Sì, si fa sempre una gran fatica a ritrovare uno spirito critico raziocinante in fondo all'incessante bailamme fumoso e osceno sbraitare della odierna società; retaggio di quella stessa "cultura del progresso" che in tempi non troppo lontani deplorava ossessivamente il matrimonio in quanto il frutto di una mentalità bigotta e borghese, mentre oggi... (sic!).

A proposito... a sostegno della tesi di Lamendola, Baudelaire citando Heine in un suo scritto critico sulla "Scuola Pagana", disse:

"E poichè ho fatto il nome di questo celebre colpevole, tanto vale che vi racconti subito un tratto di lui che mi mette fuori di me ogni volta che ci penso. In uno dei suoi libri, Ernrico Heine racconta che, passeggiando tra montagne selvaggie, sull'orlo di precipizi terribili, in seno a un caos di ghiacciai e di nevi, incontrò uno di quei monaci che, accompagnati da un cane, vanno alla ricerca dei viaggiatori sperduti e agonizzanti. Pochi istanti prima, l'autore si era abbandonato a impeti di odio volterriano contro i bigotti. Per un poco osserva l'uomo-umanità intento al suo santo lavoro; un combattimento si accende nella sua anima orgogliosa, e infine dopo una dolorosa esitazione, si rassegna e prende una bella risoluzione: "Ebbene! no! non scriverò nulla contro quest'uomo!"

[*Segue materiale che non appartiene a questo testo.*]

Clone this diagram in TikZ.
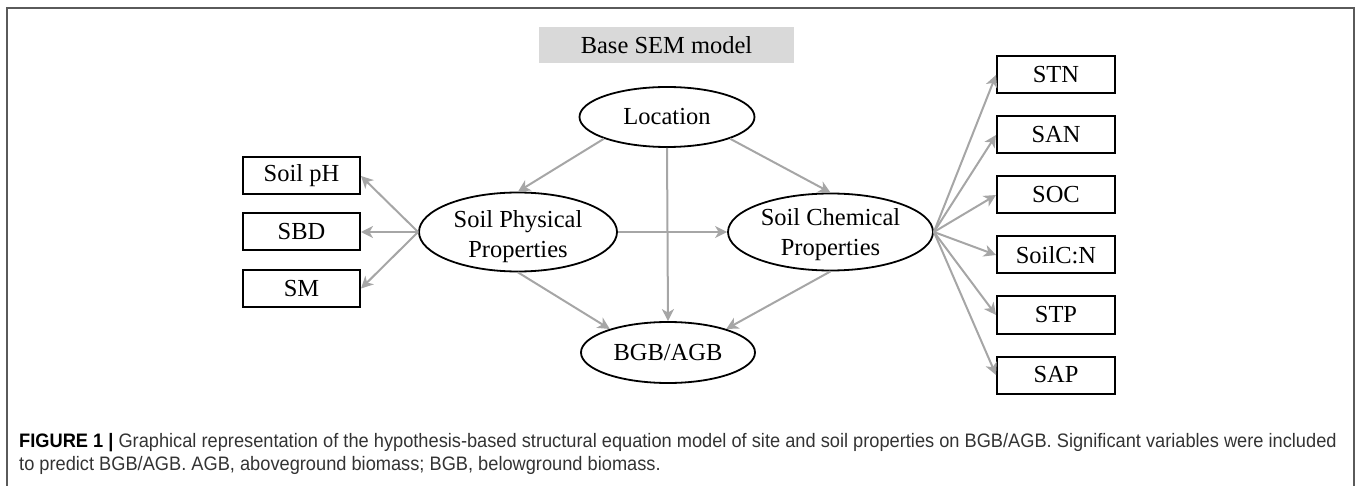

Quale generosità! I piedi infilati in buone pantofole, vicino al fuoco circondato dalle adulazioni di una società voluttuosa, il signor uomo celebre giura di non diffamare un povero diavolo di monaco, il quale ignorerà sempre il suo nome e le sua bestemmie, e che salverebbe anche lui, se ne capitasse l'occasione.

No, Voltaire non avrebbe mai scritto una simile turpitudine. Voltaire aveva troppo gusto; d'altronde, era un uomo d'azione, e amava gli uomini."